The beginning of the New Year means making resolutions — and being involved in the IT Operations Management game for most of my career — I can’t think of a better one than to make your Event Management more effective. Why? Read my previous post Toward the new Roaring ‘20’s of Monitoring IT. Monitoring data is getting more voluminous, being delivered (and needing to be processed) more quickly, and coming from any number of sources. Keeping up with the ability to process that data load into actionable events is a tougher and tougher task. While this is unfolding, we are finally seeing monitoring technology adapt and improve to address today’s environments with innovations and next generation solutions. With that, an opportunity presents itself to make strong leaps in Event Management. But crafting the right menu of events to action is just part of the equation in improving Event Management today. You also need to move the whole process along faster. That means not only identifying those events, but Presenting the Event, Assigning the Event to the right team, and/or finding an automated method to Fix the Event. Ultimately, the goal is to identify real problems faster and restore service more quickly.

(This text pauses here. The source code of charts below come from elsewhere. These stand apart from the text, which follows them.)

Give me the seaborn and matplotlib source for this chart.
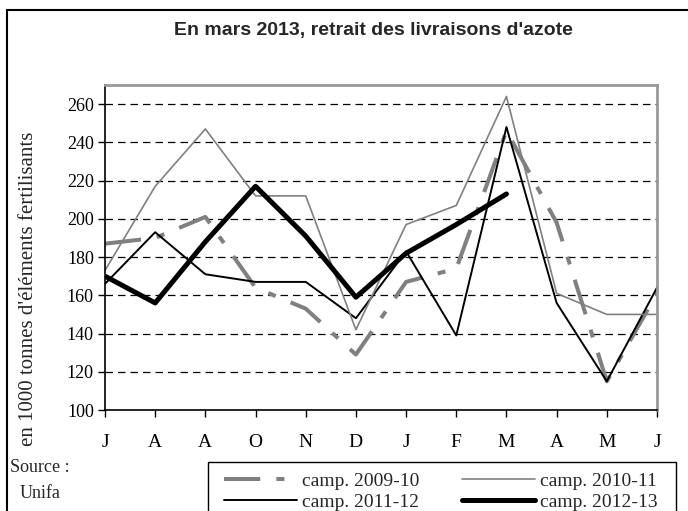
"""
plot.py - Livraisons d'azote par campagne (Unifa)
"""

import numpy as np
import pandas as pd
import matplotlib
matplotlib.use('Agg')
import matplotlib.pyplot as plt
from matplotlib.patches import Rectangle
import seaborn as sns

# Data (1000 t of fertiliser elements, July -> June)
months = ['J', 'A', 'A', 'O', 'N', 'D', 'J', 'F', 'M', 'A', 'M', 'J']
camp_2009_10 = [187, 190, 201, 164, 153, 129, 167, 174, 246, 198, 115, 161]
camp_2010_11 = [173, 217, 247, 212, 212, 142, 197, 207, 264, 161, 150, 150]
camp_2011_12 = [166, 193, 171, 167, 167, 148, 183, 139, 248, 156, 115, 164]
camp_2012_13 = [170, 156, 188, 217, 191, 159, 182, 197, 213]
yticks = [100, 120, 140, 160, 180, 200, 220, 240, 260]

sns.set_theme(style='white')
plt.rcParams['font.family'] = ['Liberation Serif', 'DejaVu Serif']

GRAY = '#808080'

fig = plt.figure(figsize=(6.88, 5.11), dpi=100)
ax = fig.add_axes([105 / 688, 1 - 410 / 511, 552 / 688, 325 / 511])

x_all = np.arange(len(months))
series = [
    ('camp. 2009-10', camp_2009_10, dict(color=GRAY, linewidth=2.9, linestyle=(0, (9, 4, 2, 4)))),
    ('camp. 2011-12', camp_2011_12, dict(color='black', linewidth=1.4)),
    ('camp. 2010-11', camp_2010_11, dict(color=GRAY, linewidth=1.2)),
    ('camp. 2012-13', camp_2012_13, dict(color='black', linewidth=3.6)),
]
for label, values, style in series:
    df = pd.DataFrame({'x': x_all[:len(values)], 'y': values})
    sns.lineplot(data=df, x='x', y='y', ax=ax, label=label, legend=False, **style)

# horizontal dashed grid
for yv in yticks[1:]:
    ax.axhline(yv, color='black', linewidth=0.9, linestyle=(0, (6, 4)), zorder=0)

ax.set_xlim(0, len(months) - 1)
ax.set_ylim(100, 270)
ax.set_xticks(x_all)
ax.set_xticklabels(months)
ax.set_yticks(yticks)
ax.tick_params(axis='both', direction='out', length=5, width=1, colors='black',
               bottom=True, left=True)
ax.tick_params(axis='x', pad=12, labelsize=14)
ax.tick_params(axis='y', pad=3, labelsize=13)
ax.set_xlabel('')
ax.set_ylabel("en 1000 tonnes d'éléments fertilisants", fontsize=15)
ax.yaxis.set_label_coords(38 / 688, 1 - 289 / 511, transform=fig.transFigure)

for side in ['left', 'bottom']:
    ax.spines[side].set_color('black')
    ax.spines[side].set_linewidth(1.2)
for side in ['top', 'right']:
    ax.spines[side].set_color('#999999')
    ax.spines[side].set_linewidth(2)

fig.text(373 / 688, 1 - 30 / 511, "En mars 2013, retrait des livraisons d'azote",
         ha='center', va='center', fontsize=14, fontweight='bold',
         family=['Liberation Sans', 'DejaVu Sans'])

fig.text(10 / 688, 1 - 467 / 511, 'Source :', ha='left', va='center', fontsize=13)
fig.text(20 / 688, 1 - 493 / 511, 'Unifa', ha='left', va='center', fontsize=13)

# outer frame
fig.patches.append(Rectangle((7 / 688, -0.1), 1.1, 1 - 10 / 511 + 0.1,
                             transform=fig.transFigure, fill=False,
                             edgecolor='black', linewidth=1.5))

# legend box (cut by the bottom of the image)
fig.patches.append(Rectangle((208 / 688, -0.1), 468 / 688, 0.1 + 1 - 462 / 511,
                             transform=fig.transFigure, fill=False,
                             edgecolor='black', linewidth=1))

handles, labels = ax.get_legend_handles_labels()
leg = fig.legend(handles, labels, ncol=2, loc='upper left',
                 bbox_to_anchor=(224 / 688, 1 - 472 / 511),
                 fontsize=14, frameon=False,
                 handlelength=3.75, handletextpad=0.25,
                 columnspacing=2.2, borderpad=0, labelspacing=0.2,
                 borderaxespad=0)

fig.savefig('out.png', dpi=100)
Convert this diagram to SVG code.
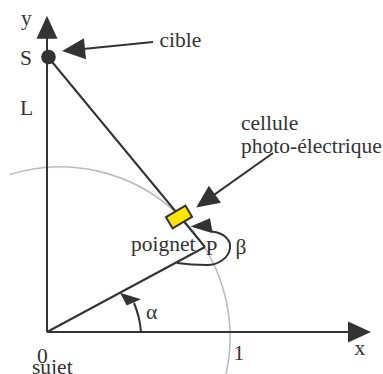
<svg xmlns="http://www.w3.org/2000/svg" width="383" height="374" viewBox="0 0 383 374">
<style>
.ln{stroke:#333;stroke-width:2;fill:none}
.ar{stroke:#333;stroke-width:2;fill:none;marker-end:url(#ah)}
.head{fill:#333;stroke:none}
.arc{stroke:#c2baba;stroke-width:1.6;fill:none}
.t{font-size:21.5px;fill:#333}
</style>
<defs>
<marker id="ah" markerUnits="userSpaceOnUse" markerWidth="24" markerHeight="22" viewBox="0 -11 23 22" refX="2" refY="0" orient="auto">
<path d="M0,-10.5 L23,0 L0,10.5 Z" fill="#333"/>
</marker>
</defs>
<g id="circle-arc">
<path class="arc" d="M 9.5 174.6 A 170 170 0 0 1 224.5 380"/>
</g>
<g id="connectors">
<line id="axis-x" class="ar" x1="47" y1="332" x2="350" y2="332"/>
<line id="axis-y" class="ar" x1="47" y1="332" x2="47" y2="36.7"/>
<line id="arm-OP" class="ln" x1="47" y1="332" x2="205" y2="247"/>
<line id="line-SP" class="ln" x1="48" y1="57" x2="205" y2="247"/>
<line id="arrow-cible" class="ar" x1="153" y1="42" x2="83" y2="49"/>
<line id="arrow-cellule" class="ar" x1="273" y1="153" x2="213.3" y2="195.4"/>
<g id="angle-alpha">
<path class="ln" d="M 141 332 A 94 94 0 0 0 134 303"/>
<polygon class="head" points="120,292.7 126.7,305.5 141,299.3"/>
</g>
<g id="angle-beta">
<path class="ln" d="M 212 231.5 C 224 233, 231 240, 230 248 C 229 258, 218 265, 207 265 C 195 265, 184 264, 177 263"/>
<polygon class="head" points="190.5,226.5 210,218.3 212.7,233.3"/>
</g>
</g>
<g id="node-S">
<circle cx="48.5" cy="57" r="7.3" fill="#333"/>
<text class="t" font-family="Liberation Serif" x="20" y="65">S</text>
</g>
<g id="node-cellule">
<rect x="-11.3" y="-6.5" width="22.6" height="13" transform="translate(179 217) rotate(-30.5)" fill="#ffe600" stroke="#333" stroke-width="2"/>
</g>
<g id="labels">
<text class="t" font-family="Liberation Serif" x="21" y="24.5">y</text>
<text class="t" font-family="Liberation Serif" x="20" y="115">L</text>
<text class="t" font-family="Liberation Serif" x="159.5" y="46.5">cible</text>
<text class="t" font-family="Liberation Serif" x="241" y="130">cellule</text>
<text class="t" font-family="Liberation Serif" x="241" y="153">photo-électrique</text>
<text class="t" font-family="Liberation Serif" x="131" y="251">poignet</text>
<text class="t" font-family="Liberation Serif" x="205.5" y="255">P</text>
<text class="t" font-family="Liberation Serif" x="235.5" y="254">β</text>
<text class="t" font-family="Liberation Serif" x="146" y="319">α</text>
<text class="t" font-family="Liberation Serif" x="37" y="363">0</text>
<text class="t" font-family="Liberation Serif" x="32" y="373.5">sujet</text>
<text class="t" font-family="Liberation Serif" x="233.6" y="360">1</text>
<text class="t" font-family="Liberation Serif" x="354.6" y="355">x</text>
</g>
</svg>
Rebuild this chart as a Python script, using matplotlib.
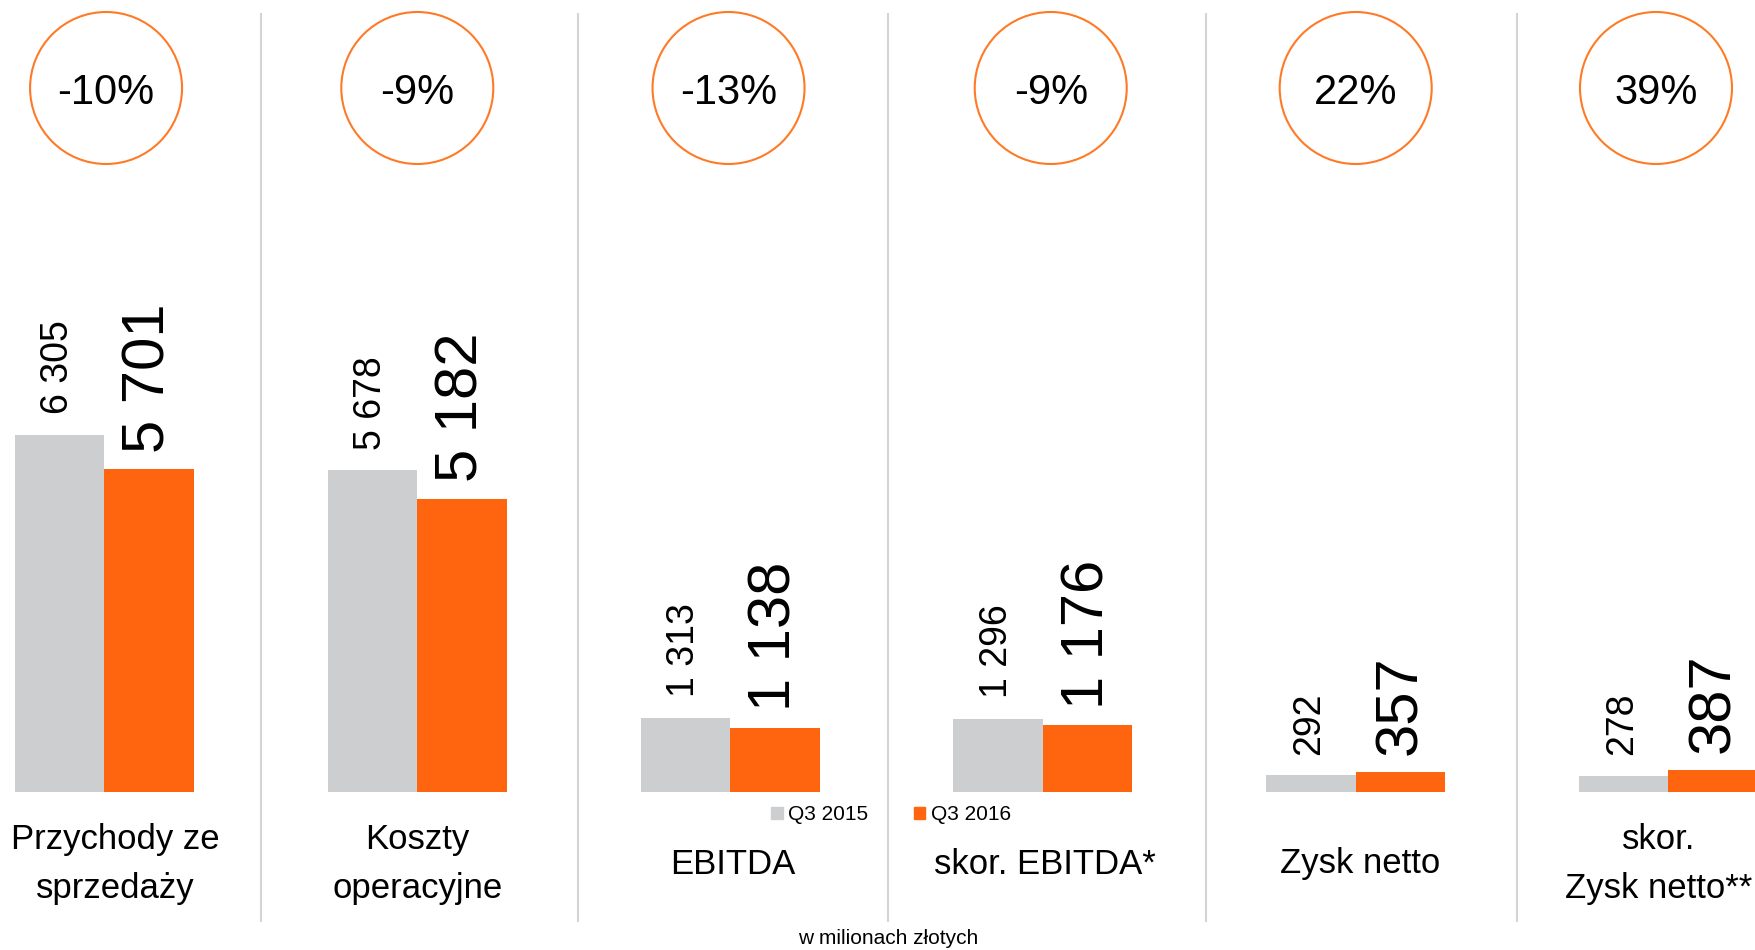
import matplotlib
matplotlib.use("Agg")
import matplotlib.pyplot as plt
import numpy as np
from matplotlib import font_manager
from matplotlib.patches import Patch

# data
categories = ["Przychody ze\nsprzedaży", "Koszty\noperacyjne", "EBITDA",
              "skor. EBITDA*", "Zysk netto", "skor.\nZysk netto**"]
q3_2015 = [6305, 5678, 1313, 1296, 292, 278]
q3_2016 = [5701, 5182, 1138, 1176, 357, 387]
changes = ["-10%", "-9%", "-13%", "-9%", "22%", "39%"]
series_names = ["Q3 2015", "Q3 2016"]
unit_note = "w milionach złotych"

# layout (pixels of the 1756x950 canvas)
W, H, DPI = 1756, 950, 100
GRAY = "#CDCED0"
ORANGE = "#FF640F"
RING = "#FF7A26"
SEP = "#D4D4D4"
group_px = 312.8
first_center_px = 104.5
baseline_px = 792
units_per_px = 17.66
bar_w = 89.5 / group_px
circle_dx = [0.005, 0.0, -0.005, 0.025, 0.0, -0.04]
label_dx = [0.035, 0.0, 0.01, 0.005, 0.015, -0.03]
sep_x = [0.5, 1.515, 2.505, 3.52, 4.515]

plt.rcParams["font.family"] = ["Liberation Sans", "DejaVu Sans"]

names = {f.name for f in font_manager.fontManager.ttflist}
if "Liberation Sans Narrow" in names:
    label_font, label_size, label_ls = "Liberation Sans Narrow", 29, 1.4
else:
    label_font, label_size, label_ls = "Liberation Sans", 25, 1.65


def fmt(v):
    return f"{v:,}".replace(",", " ")


fig = plt.figure(figsize=(W / DPI, H / DPI), dpi=DPI)
ax = fig.add_axes([0, 0, 1, 1])
ax.axis("off")

x = np.arange(len(categories))
bars15 = ax.bar(x - bar_w / 2, q3_2015, bar_w, color=GRAY)
bars16 = ax.bar(x + bar_w / 2, q3_2016, bar_w, color=ORANGE)

for rect, v in zip(bars15, q3_2015):
    ax.annotate(fmt(v), (rect.get_x() + rect.get_width() / 2, rect.get_height()),
                xytext=(-1, 15), textcoords="offset points", rotation=90,
                ha="center", va="bottom", fontsize=27)
for rect, v in zip(bars16, q3_2016):
    ax.annotate(fmt(v), (rect.get_x() + rect.get_width() / 2, rect.get_height()),
                xytext=(0, 12), textcoords="offset points", rotation=90,
                ha="center", va="bottom", fontsize=43)

xt = ax.get_xaxis_transform()
circle_y = 1 - 88 / H
cx = x + np.array(circle_dx)
ax.scatter(cx, [circle_y] * len(cx), s=(152 * 72 / DPI) ** 2, facecolors="none",
           edgecolors=RING, linewidths=1.5, transform=xt, clip_on=False)
for xi, c in zip(cx, changes):
    ax.text(xi, circle_y, c, transform=xt, ha="center", va="center_baseline", fontsize=30)

ax.vlines(sep_x, 1 - 922 / H, 1 - 13 / H, transform=xt, colors=SEP, linewidth=1.5)

for xi, cat in zip(x + np.array(label_dx), categories):
    ax.text(xi, 1 - 864 / H, cat, transform=xt, ha="center", va="center",
            fontsize=label_size, family=label_font, linespacing=label_ls)

ax.set_xlim(-first_center_px / group_px, (W - first_center_px) / group_px)
ax.set_ylim(-(H - baseline_px) * units_per_px, baseline_px * units_per_px)

handles = [Patch(color=GRAY), Patch(color=ORANGE)]
fig.legend(handles, series_names, loc="center", bbox_to_anchor=(891 / W, 1 - 815 / H),
           ncol=2, frameon=False, fontsize=15, handlelength=0.55, handleheight=0.55,
           handletextpad=0.25, columnspacing=2.2, borderpad=0)

fig.text(888 / W, 1 - 938 / H, unit_note, ha="center", va="center", fontsize=15)

fig.savefig("out.png", dpi=DPI)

So there are a couple of important areas you can tackle to reach your resolution goal.
One is the technology you employ to help you deal with all those events and data. Older platforms such as Tivoli Netcool and others of that generation have all been around for a while (at least their core architecture and technology) and may be seeing their best days behind them as they try to adapt and keep pace. The advent of machine-learning capabilities incorporated into monitoring platforms has moved into the mainstream. Now, almost every vendor is touting their machine-learning/artificial intelligence capability. This situation seems reminiscent of the “predictive analytics” hype of ten years ago, as vendors raced to promote their algorithmic capability at predicting events. As with that era, I expect that there will be a shakeout of winners and losers here as the “in combat” experiences (proof-of-concepts and early adopter implementations) emerge and provide more clarity on what is actually providing value and delivering on its promise.
The other area to turn attention to is within the process chain and incorporate new ways of expediting identification and triage of events and then resolving the issue with a minimal amount of “touches”. This involves attention toward event management presentation, and tuning the platform to engage the right teams in real time, while also providing the capability to escalate, collaborate and remediate with more speed. In this realm there is opportunity to make inroads through attention to how events are managed and moved through an incident management cycle. Here again, there are evolutionary changes occurring as the walls between development and operational support are converging more and support/restoration/fix duties and teams are being redefined in the context of DevOps culture and the rapid pace and dynamism of digital delivery.
With technology and culture making important evolutionary change, it is a great time to reevaluate current practices and platforms and take some steps which will reduce the time it takes to isolate and restore services. And there may be no better time to make bigger leaps than had been possible just a few years ago.